[Begin DATASET EXCERPT]

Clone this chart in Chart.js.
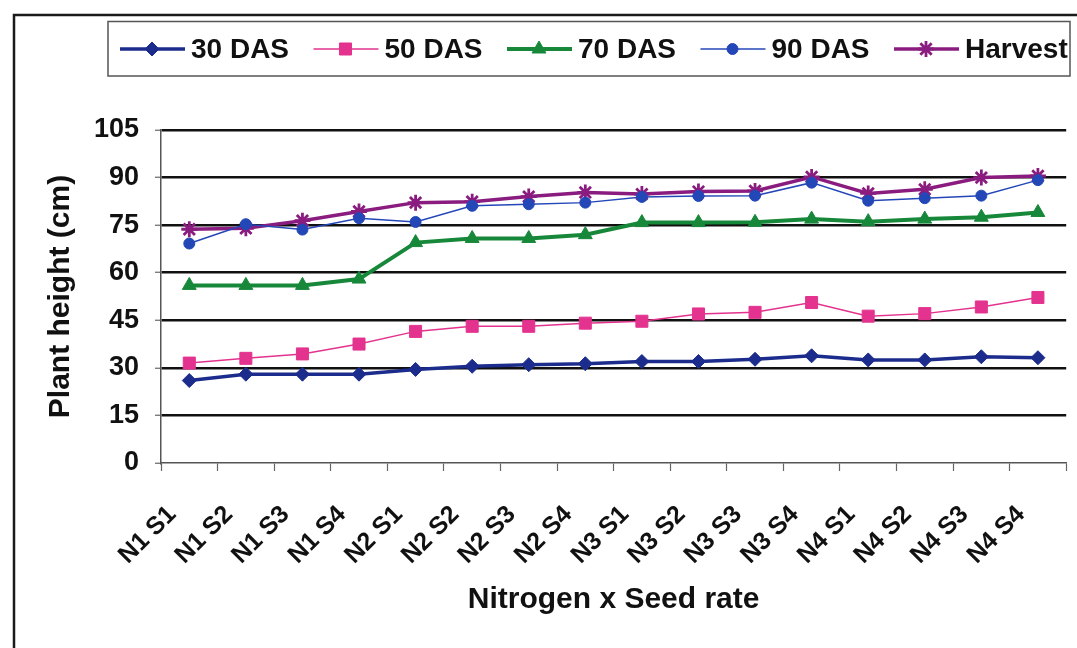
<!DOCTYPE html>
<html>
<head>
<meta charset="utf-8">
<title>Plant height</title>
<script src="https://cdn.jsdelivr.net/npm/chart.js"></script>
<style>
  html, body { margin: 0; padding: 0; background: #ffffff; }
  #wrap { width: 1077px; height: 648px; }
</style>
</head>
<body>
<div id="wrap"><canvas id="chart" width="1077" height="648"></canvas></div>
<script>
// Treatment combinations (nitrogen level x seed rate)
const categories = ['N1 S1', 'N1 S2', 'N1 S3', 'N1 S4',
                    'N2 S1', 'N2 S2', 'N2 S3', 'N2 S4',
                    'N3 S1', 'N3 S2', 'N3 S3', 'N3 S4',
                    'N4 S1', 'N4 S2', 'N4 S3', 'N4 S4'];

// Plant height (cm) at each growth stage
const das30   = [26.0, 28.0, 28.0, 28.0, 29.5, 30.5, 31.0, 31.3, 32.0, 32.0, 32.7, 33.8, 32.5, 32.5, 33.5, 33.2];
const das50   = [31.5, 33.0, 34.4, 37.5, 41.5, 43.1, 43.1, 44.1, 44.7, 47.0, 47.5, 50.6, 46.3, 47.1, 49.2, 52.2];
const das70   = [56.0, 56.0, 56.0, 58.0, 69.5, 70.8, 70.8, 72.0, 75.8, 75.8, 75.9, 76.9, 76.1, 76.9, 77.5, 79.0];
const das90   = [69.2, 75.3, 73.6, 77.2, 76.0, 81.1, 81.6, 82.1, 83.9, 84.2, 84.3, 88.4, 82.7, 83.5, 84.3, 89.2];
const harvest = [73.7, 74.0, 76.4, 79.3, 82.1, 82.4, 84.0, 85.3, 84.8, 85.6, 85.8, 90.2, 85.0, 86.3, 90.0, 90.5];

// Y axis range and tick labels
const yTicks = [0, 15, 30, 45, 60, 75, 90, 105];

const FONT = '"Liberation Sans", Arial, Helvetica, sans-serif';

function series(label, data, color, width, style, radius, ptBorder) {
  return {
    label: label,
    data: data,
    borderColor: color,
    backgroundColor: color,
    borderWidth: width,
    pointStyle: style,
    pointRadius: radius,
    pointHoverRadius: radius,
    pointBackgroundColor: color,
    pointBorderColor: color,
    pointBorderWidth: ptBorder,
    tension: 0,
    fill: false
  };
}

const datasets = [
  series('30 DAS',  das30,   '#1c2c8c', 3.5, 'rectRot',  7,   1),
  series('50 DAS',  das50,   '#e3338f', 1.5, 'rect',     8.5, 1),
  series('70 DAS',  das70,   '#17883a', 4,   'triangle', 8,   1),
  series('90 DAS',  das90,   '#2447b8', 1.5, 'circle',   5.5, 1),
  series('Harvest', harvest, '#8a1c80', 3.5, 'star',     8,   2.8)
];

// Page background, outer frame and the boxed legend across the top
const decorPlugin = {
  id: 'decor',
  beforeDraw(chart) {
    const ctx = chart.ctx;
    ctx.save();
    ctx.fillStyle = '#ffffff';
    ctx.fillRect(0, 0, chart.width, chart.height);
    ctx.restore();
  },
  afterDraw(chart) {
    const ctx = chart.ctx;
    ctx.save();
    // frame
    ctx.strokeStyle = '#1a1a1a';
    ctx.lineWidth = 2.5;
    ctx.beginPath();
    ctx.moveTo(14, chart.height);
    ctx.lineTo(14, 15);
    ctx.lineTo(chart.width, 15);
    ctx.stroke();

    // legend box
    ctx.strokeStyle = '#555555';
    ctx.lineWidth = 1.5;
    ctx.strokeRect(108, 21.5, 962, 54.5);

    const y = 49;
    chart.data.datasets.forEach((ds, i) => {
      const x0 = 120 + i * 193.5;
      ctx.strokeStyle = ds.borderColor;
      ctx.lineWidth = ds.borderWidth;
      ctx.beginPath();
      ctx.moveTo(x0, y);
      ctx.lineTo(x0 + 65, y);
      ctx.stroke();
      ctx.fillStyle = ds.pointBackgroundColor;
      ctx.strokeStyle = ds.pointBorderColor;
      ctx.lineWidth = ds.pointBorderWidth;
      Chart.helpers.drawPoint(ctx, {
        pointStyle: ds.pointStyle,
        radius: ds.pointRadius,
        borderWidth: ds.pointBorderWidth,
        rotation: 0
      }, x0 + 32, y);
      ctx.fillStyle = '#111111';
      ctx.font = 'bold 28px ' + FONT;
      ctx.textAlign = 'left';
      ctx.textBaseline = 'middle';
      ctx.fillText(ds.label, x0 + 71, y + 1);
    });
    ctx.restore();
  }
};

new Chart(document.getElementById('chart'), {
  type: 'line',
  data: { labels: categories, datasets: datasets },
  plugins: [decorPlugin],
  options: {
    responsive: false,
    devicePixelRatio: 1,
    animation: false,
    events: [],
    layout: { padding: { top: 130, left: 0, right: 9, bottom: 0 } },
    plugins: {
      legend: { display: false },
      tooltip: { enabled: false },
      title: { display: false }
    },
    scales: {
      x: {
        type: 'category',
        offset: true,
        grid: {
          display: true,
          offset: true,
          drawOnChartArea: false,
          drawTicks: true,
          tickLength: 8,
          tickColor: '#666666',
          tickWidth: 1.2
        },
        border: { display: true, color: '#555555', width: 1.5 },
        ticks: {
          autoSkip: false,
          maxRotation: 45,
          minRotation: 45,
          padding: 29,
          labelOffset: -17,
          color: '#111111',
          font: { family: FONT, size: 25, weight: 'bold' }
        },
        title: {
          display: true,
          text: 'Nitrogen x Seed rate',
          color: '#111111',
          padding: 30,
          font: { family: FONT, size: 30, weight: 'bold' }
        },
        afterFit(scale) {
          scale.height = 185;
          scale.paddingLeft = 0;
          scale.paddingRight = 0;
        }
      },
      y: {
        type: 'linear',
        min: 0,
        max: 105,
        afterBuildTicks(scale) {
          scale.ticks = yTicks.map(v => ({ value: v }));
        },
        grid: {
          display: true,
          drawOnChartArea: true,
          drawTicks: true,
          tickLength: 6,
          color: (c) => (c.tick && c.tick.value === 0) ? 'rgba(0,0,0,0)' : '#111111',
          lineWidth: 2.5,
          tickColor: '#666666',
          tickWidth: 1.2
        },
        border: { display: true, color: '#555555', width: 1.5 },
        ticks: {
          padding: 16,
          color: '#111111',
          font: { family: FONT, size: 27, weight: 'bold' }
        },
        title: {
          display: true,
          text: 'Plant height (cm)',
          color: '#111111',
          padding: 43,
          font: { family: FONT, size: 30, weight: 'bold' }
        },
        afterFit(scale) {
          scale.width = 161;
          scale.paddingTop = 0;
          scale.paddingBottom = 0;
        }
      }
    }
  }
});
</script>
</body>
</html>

[End DATASET EXCERPT]

WHAT YOU ARE ASKED TO DO: Repeat the data exactly, without the pictures.

FINISHED EXERCISE:
Clone this chart in Chart.js.
<!DOCTYPE html>
<html>
<head>
<meta charset="utf-8">
<title>Plant height</title>
<script src="https://cdn.jsdelivr.net/npm/chart.js"></script>
<style>
  html, body { margin: 0; padding: 0; background: #ffffff; }
  #wrap { width: 1077px; height: 648px; }
</style>
</head>
<body>
<div id="wrap"><canvas id="chart" width="1077" height="648"></canvas></div>
<script>
// Treatment combinations (nitrogen level x seed rate)
const categories = ['N1 S1', 'N1 S2', 'N1 S3', 'N1 S4',
                    'N2 S1', 'N2 S2', 'N2 S3', 'N2 S4',
                    'N3 S1', 'N3 S2', 'N3 S3', 'N3 S4',
                    'N4 S1', 'N4 S2', 'N4 S3', 'N4 S4'];

// Plant height (cm) at each growth stage
const das30   = [26.0, 28.0, 28.0, 28.0, 29.5, 30.5, 31.0, 31.3, 32.0, 32.0, 32.7, 33.8, 32.5, 32.5, 33.5, 33.2];
const das50   = [31.5, 33.0, 34.4, 37.5, 41.5, 43.1, 43.1, 44.1, 44.7, 47.0, 47.5, 50.6, 46.3, 47.1, 49.2, 52.2];
const das70   = [56.0, 56.0, 56.0, 58.0, 69.5, 70.8, 70.8, 72.0, 75.8, 75.8, 75.9, 76.9, 76.1, 76.9, 77.5, 79.0];
const das90   = [69.2, 75.3, 73.6, 77.2, 76.0, 81.1, 81.6, 82.1, 83.9, 84.2, 84.3, 88.4, 82.7, 83.5, 84.3, 89.2];
const harvest = [73.7, 74.0, 76.4, 79.3, 82.1, 82.4, 84.0, 85.3, 84.8, 85.6, 85.8, 90.2, 85.0, 86.3, 90.0, 90.5];

// Y axis range and tick labels
const yTicks = [0, 15, 30, 45, 60, 75, 90, 105];

const FONT = '"Liberation Sans", Arial, Helvetica, sans-serif';

function series(label, data, color, width, style, radius, ptBorder) {
  return {
    label: label,
    data: data,
    borderColor: color,
    backgroundColor: color,
    borderWidth: width,
    pointStyle: style,
    pointRadius: radius,
    pointHoverRadius: radius,
    pointBackgroundColor: color,
    pointBorderColor: color,
    pointBorderWidth: ptBorder,
    tension: 0,
    fill: false
  };
}

const datasets = [
  series('30 DAS',  das30,   '#1c2c8c', 3.5, 'rectRot',  7,   1),
  series('50 DAS',  das50,   '#e3338f', 1.5, 'rect',     8.5, 1),
  series('70 DAS',  das70,   '#17883a', 4,   'triangle', 8,   1),
  series('90 DAS',  das90,   '#2447b8', 1.5, 'circle',   5.5, 1),
  series('Harvest', harvest, '#8a1c80', 3.5, 'star',     8,   2.8)
];

// Page background, outer frame and the boxed legend across the top
const decorPlugin = {
  id: 'decor',
  beforeDraw(chart) {
    const ctx = chart.ctx;
    ctx.save();
    ctx.fillStyle = '#ffffff';
    ctx.fillRect(0, 0, chart.width, chart.height);
    ctx.restore();
  },
  afterDraw(chart) {
    const ctx = chart.ctx;
    ctx.save();
    // frame
    ctx.strokeStyle = '#1a1a1a';
    ctx.lineWidth = 2.5;
    ctx.beginPath();
    ctx.moveTo(14, chart.height);
    ctx.lineTo(14, 15);
    ctx.lineTo(chart.width, 15);
    ctx.stroke();

    // legend box
    ctx.strokeStyle = '#555555';
    ctx.lineWidth = 1.5;
    ctx.strokeRect(108, 21.5, 962, 54.5);

    const y = 49;
    chart.data.datasets.forEach((ds, i) => {
      const x0 = 120 + i * 193.5;
      ctx.strokeStyle = ds.borderColor;
      ctx.lineWidth = ds.borderWidth;
      ctx.beginPath();
      ctx.moveTo(x0, y);
      ctx.lineTo(x0 + 65, y);
      ctx.stroke();
      ctx.fillStyle = ds.pointBackgroundColor;
      ctx.strokeStyle = ds.pointBorderColor;
      ctx.lineWidth = ds.pointBorderWidth;
      Chart.helpers.drawPoint(ctx, {
        pointStyle: ds.pointStyle,
        radius: ds.pointRadius,
        borderWidth: ds.pointBorderWidth,
        rotation: 0
      }, x0 + 32, y);
      ctx.fillStyle = '#111111';
      ctx.font = 'bold 28px ' + FONT;
      ctx.textAlign = 'left';
      ctx.textBaseline = 'middle';
      ctx.fillText(ds.label, x0 + 71, y + 1);
    });
    ctx.restore();
  }
};

new Chart(document.getElementById('chart'), {
  type: 'line',
  data: { labels: categories, datasets: datasets },
  plugins: [decorPlugin],
  options: {
    responsive: false,
    devicePixelRatio: 1,
    animation: false,
    events: [],
    layout: { padding: { top: 130, left: 0, right: 9, bottom: 0 } },
    plugins: {
      legend: { display: false },
      tooltip: { enabled: false },
      title: { display: false }
    },
    scales: {
      x: {
        type: 'category',
        offset: true,
        grid: {
          display: true,
          offset: true,
          drawOnChartArea: false,
          drawTicks: true,
          tickLength: 8,
          tickColor: '#666666',
          tickWidth: 1.2
        },
        border: { display: true, color: '#555555', width: 1.5 },
        ticks: {
          autoSkip: false,
          maxRotation: 45,
          minRotation: 45,
          padding: 29,
          labelOffset: -17,
          color: '#111111',
          font: { family: FONT, size: 25, weight: 'bold' }
        },
        title: {
          display: true,
          text: 'Nitrogen x Seed rate',
          color: '#111111',
          padding: 30,
          font: { family: FONT, size: 30, weight: 'bold' }
        },
        afterFit(scale) {
          scale.height = 185;
          scale.paddingLeft = 0;
          scale.paddingRight = 0;
        }
      },
      y: {
        type: 'linear',
        min: 0,
        max: 105,
        afterBuildTicks(scale) {
          scale.ticks = yTicks.map(v => ({ value: v }));
        },
        grid: {
          display: true,
          drawOnChartArea: true,
          drawTicks: true,
          tickLength: 6,
          color: (c) => (c.tick && c.tick.value === 0) ? 'rgba(0,0,0,0)' : '#111111',
          lineWidth: 2.5,
          tickColor: '#666666',
          tickWidth: 1.2
        },
        border: { display: true, color: '#555555', width: 1.5 },
        ticks: {
          padding: 16,
          color: '#111111',
          font: { family: FONT, size: 27, weight: 'bold' }
        },
        title: {
          display: true,
          text: 'Plant height (cm)',
          color: '#111111',
          padding: 43,
          font: { family: FONT, size: 30, weight: 'bold' }
        },
        afterFit(scale) {
          scale.width = 161;
          scale.paddingTop = 0;
          scale.paddingBottom = 0;
        }
      }
    }
  }
});
</script>
</body>
</html>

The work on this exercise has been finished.